→ Your objective: Nothing after the line with "-10.49, -10.58, -10.67, -10.76, -10.85, -10.95, -11.05]" belongs in the copy; extract the lines below from the top through that line, pictures left out.

→ Dataset content:
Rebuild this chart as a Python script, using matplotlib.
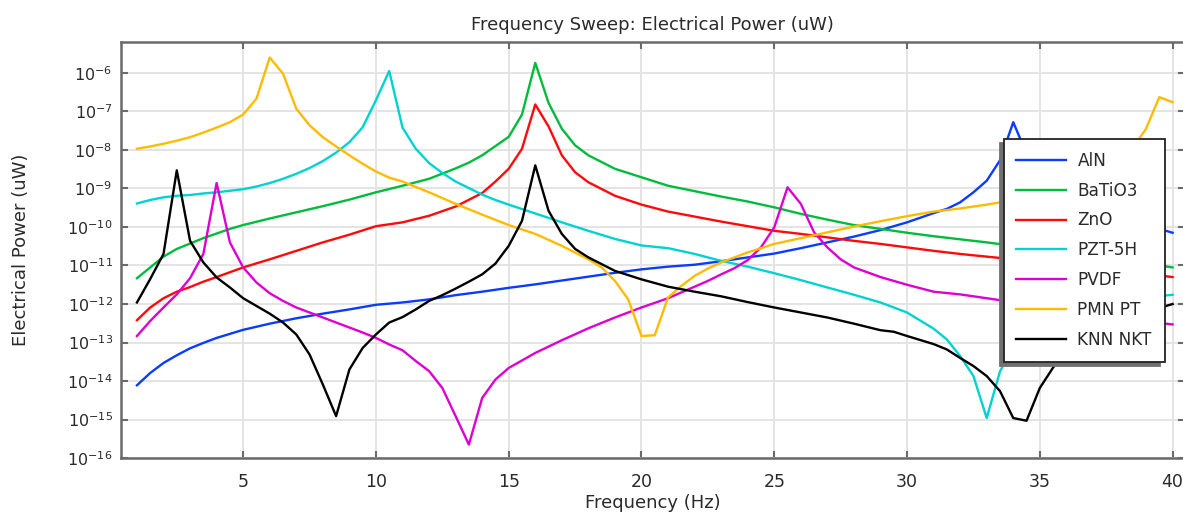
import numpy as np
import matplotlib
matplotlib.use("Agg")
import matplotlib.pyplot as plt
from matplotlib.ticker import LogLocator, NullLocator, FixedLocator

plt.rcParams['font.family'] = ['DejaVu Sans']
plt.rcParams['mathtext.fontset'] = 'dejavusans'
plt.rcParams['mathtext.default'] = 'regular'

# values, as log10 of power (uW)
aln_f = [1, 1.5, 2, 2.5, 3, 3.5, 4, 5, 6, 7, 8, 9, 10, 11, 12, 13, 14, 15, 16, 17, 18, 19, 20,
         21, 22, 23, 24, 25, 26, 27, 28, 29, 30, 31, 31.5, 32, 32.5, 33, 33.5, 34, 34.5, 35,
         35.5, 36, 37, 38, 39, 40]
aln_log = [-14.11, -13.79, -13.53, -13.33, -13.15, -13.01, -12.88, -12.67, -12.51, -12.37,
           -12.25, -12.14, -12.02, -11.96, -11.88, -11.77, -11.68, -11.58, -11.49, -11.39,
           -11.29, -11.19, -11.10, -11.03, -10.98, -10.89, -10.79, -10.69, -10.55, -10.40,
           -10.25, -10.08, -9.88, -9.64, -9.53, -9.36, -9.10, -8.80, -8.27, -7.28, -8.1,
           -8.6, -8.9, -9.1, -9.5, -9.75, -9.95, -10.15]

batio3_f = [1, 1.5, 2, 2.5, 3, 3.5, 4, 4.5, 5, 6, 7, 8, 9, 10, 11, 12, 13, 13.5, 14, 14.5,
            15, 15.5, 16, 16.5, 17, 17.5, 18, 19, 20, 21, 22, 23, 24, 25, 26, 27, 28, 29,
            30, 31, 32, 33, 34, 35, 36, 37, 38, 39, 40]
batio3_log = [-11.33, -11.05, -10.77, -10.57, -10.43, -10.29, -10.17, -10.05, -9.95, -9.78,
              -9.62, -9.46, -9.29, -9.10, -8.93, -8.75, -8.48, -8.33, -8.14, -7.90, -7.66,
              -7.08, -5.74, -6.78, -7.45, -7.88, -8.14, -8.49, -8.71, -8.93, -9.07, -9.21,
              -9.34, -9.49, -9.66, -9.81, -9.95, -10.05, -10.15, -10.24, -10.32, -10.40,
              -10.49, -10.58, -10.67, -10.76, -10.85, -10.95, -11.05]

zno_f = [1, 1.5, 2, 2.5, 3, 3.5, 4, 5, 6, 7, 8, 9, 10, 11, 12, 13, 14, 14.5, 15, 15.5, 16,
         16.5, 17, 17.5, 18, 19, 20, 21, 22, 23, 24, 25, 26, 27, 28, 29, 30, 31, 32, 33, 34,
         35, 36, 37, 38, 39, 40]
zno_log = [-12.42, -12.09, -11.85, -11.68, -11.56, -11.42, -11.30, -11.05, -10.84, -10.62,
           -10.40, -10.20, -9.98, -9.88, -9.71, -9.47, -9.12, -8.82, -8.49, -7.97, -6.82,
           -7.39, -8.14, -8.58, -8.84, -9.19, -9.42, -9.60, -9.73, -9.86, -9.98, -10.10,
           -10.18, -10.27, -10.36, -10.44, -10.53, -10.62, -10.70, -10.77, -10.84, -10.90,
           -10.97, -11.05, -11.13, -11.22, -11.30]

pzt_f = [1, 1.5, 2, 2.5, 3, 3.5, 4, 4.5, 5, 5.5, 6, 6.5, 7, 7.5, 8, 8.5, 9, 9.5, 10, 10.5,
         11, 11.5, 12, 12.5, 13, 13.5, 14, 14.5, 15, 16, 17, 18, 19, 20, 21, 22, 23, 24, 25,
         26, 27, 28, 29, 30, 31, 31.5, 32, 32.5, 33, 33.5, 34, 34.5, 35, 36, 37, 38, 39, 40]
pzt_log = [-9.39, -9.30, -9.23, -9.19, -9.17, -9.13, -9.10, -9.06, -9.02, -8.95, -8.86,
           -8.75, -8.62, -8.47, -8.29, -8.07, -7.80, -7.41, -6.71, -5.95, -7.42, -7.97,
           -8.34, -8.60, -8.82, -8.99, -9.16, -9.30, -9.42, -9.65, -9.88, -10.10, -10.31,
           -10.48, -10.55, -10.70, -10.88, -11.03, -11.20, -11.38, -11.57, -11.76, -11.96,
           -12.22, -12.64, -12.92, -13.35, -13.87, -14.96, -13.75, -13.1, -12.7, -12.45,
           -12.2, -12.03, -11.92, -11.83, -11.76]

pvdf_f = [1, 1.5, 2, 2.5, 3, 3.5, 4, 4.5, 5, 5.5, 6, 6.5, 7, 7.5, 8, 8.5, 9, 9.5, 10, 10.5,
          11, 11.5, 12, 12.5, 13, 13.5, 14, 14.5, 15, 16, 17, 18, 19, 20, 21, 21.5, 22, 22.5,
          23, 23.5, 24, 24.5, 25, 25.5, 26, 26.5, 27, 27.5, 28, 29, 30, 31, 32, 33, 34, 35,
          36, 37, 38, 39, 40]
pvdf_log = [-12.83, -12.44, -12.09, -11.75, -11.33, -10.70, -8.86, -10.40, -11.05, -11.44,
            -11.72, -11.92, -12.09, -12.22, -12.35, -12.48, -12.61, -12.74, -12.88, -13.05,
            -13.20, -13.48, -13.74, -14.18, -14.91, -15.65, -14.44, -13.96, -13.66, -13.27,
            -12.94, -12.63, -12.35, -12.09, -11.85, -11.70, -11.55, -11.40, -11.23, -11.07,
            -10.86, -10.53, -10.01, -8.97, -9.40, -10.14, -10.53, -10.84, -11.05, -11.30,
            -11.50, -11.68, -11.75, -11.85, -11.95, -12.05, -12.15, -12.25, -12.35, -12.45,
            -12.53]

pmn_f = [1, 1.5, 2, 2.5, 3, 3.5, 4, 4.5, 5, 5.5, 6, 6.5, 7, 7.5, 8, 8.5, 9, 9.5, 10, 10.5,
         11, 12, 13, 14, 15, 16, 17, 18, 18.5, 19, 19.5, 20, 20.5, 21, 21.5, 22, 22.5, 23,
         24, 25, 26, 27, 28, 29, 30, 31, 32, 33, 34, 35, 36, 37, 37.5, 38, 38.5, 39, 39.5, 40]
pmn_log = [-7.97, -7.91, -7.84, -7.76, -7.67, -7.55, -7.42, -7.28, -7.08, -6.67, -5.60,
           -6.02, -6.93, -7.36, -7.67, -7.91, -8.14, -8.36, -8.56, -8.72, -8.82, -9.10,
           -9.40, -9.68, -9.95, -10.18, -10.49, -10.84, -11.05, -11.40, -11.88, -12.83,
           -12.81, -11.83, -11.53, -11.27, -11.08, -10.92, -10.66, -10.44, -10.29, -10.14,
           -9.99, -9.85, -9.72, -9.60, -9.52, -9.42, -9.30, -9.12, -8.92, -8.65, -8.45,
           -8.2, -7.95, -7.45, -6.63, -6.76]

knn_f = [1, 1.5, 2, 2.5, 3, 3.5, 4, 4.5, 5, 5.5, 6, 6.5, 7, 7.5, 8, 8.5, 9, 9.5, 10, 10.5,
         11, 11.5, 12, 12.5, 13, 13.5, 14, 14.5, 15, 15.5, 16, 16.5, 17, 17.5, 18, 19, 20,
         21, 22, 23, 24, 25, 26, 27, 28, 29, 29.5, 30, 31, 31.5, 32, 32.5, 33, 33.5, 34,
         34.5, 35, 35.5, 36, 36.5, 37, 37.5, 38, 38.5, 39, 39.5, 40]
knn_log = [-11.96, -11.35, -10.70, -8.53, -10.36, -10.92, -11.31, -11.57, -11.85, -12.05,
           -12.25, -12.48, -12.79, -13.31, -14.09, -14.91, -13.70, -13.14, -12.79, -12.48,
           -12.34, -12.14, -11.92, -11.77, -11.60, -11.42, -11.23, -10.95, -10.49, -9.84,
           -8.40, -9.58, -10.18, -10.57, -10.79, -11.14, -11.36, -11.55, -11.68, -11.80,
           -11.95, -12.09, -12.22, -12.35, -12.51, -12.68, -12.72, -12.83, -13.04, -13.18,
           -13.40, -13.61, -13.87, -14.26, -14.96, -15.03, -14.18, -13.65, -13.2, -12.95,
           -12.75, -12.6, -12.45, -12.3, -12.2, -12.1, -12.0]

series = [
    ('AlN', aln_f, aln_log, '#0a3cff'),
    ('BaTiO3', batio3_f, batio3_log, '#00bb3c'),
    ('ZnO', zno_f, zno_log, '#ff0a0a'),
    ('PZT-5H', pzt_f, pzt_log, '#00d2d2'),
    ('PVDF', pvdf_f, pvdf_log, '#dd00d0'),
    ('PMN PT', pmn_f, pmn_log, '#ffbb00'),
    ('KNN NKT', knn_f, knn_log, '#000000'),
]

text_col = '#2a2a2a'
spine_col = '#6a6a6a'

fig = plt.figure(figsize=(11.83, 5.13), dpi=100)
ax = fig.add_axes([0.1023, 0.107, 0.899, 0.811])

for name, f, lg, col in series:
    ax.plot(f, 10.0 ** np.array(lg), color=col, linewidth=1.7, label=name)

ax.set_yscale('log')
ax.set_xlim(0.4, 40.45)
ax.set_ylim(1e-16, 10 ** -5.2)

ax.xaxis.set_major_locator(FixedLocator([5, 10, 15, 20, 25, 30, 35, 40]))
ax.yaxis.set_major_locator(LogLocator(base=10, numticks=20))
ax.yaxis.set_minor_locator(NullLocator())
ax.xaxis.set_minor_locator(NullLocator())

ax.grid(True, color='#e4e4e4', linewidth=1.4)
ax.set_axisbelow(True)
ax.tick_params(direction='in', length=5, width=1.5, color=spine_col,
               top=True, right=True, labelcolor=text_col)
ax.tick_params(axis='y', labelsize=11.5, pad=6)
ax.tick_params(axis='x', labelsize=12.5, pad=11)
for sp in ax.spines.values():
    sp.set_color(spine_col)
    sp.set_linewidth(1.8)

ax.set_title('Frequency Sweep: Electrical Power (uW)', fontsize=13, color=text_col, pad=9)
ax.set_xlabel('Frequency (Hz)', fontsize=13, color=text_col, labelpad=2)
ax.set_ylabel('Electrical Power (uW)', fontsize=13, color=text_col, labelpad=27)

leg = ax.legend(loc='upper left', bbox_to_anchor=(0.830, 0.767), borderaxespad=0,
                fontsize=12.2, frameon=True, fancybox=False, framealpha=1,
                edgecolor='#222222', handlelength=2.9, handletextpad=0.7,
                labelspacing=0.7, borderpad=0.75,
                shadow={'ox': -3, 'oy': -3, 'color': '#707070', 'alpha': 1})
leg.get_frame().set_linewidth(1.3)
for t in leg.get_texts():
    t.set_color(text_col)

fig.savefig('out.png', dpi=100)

→ Expected answer:
Rebuild this chart as a Python script, using matplotlib.
import numpy as np
import matplotlib
matplotlib.use("Agg")
import matplotlib.pyplot as plt
from matplotlib.ticker import LogLocator, NullLocator, FixedLocator

plt.rcParams['font.family'] = ['DejaVu Sans']
plt.rcParams['mathtext.fontset'] = 'dejavusans'
plt.rcParams['mathtext.default'] = 'regular'

# values, as log10 of power (uW)
aln_f = [1, 1.5, 2, 2.5, 3, 3.5, 4, 5, 6, 7, 8, 9, 10, 11, 12, 13, 14, 15, 16, 17, 18, 19, 20,
         21, 22, 23, 24, 25, 26, 27, 28, 29, 30, 31, 31.5, 32, 32.5, 33, 33.5, 34, 34.5, 35,
         35.5, 36, 37, 38, 39, 40]
aln_log = [-14.11, -13.79, -13.53, -13.33, -13.15, -13.01, -12.88, -12.67, -12.51, -12.37,
           -12.25, -12.14, -12.02, -11.96, -11.88, -11.77, -11.68, -11.58, -11.49, -11.39,
           -11.29, -11.19, -11.10, -11.03, -10.98, -10.89, -10.79, -10.69, -10.55, -10.40,
           -10.25, -10.08, -9.88, -9.64, -9.53, -9.36, -9.10, -8.80, -8.27, -7.28, -8.1,
           -8.6, -8.9, -9.1, -9.5, -9.75, -9.95, -10.15]

batio3_f = [1, 1.5, 2, 2.5, 3, 3.5, 4, 4.5, 5, 6, 7, 8, 9, 10, 11, 12, 13, 13.5, 14, 14.5,
            15, 15.5, 16, 16.5, 17, 17.5, 18, 19, 20, 21, 22, 23, 24, 25, 26, 27, 28, 29,
            30, 31, 32, 33, 34, 35, 36, 37, 38, 39, 40]
batio3_log = [-11.33, -11.05, -10.77, -10.57, -10.43, -10.29, -10.17, -10.05, -9.95, -9.78,
              -9.62, -9.46, -9.29, -9.10, -8.93, -8.75, -8.48, -8.33, -8.14, -7.90, -7.66,
              -7.08, -5.74, -6.78, -7.45, -7.88, -8.14, -8.49, -8.71, -8.93, -9.07, -9.21,
              -9.34, -9.49, -9.66, -9.81, -9.95, -10.05, -10.15, -10.24, -10.32, -10.40,
              -10.49, -10.58, -10.67, -10.76, -10.85, -10.95, -11.05]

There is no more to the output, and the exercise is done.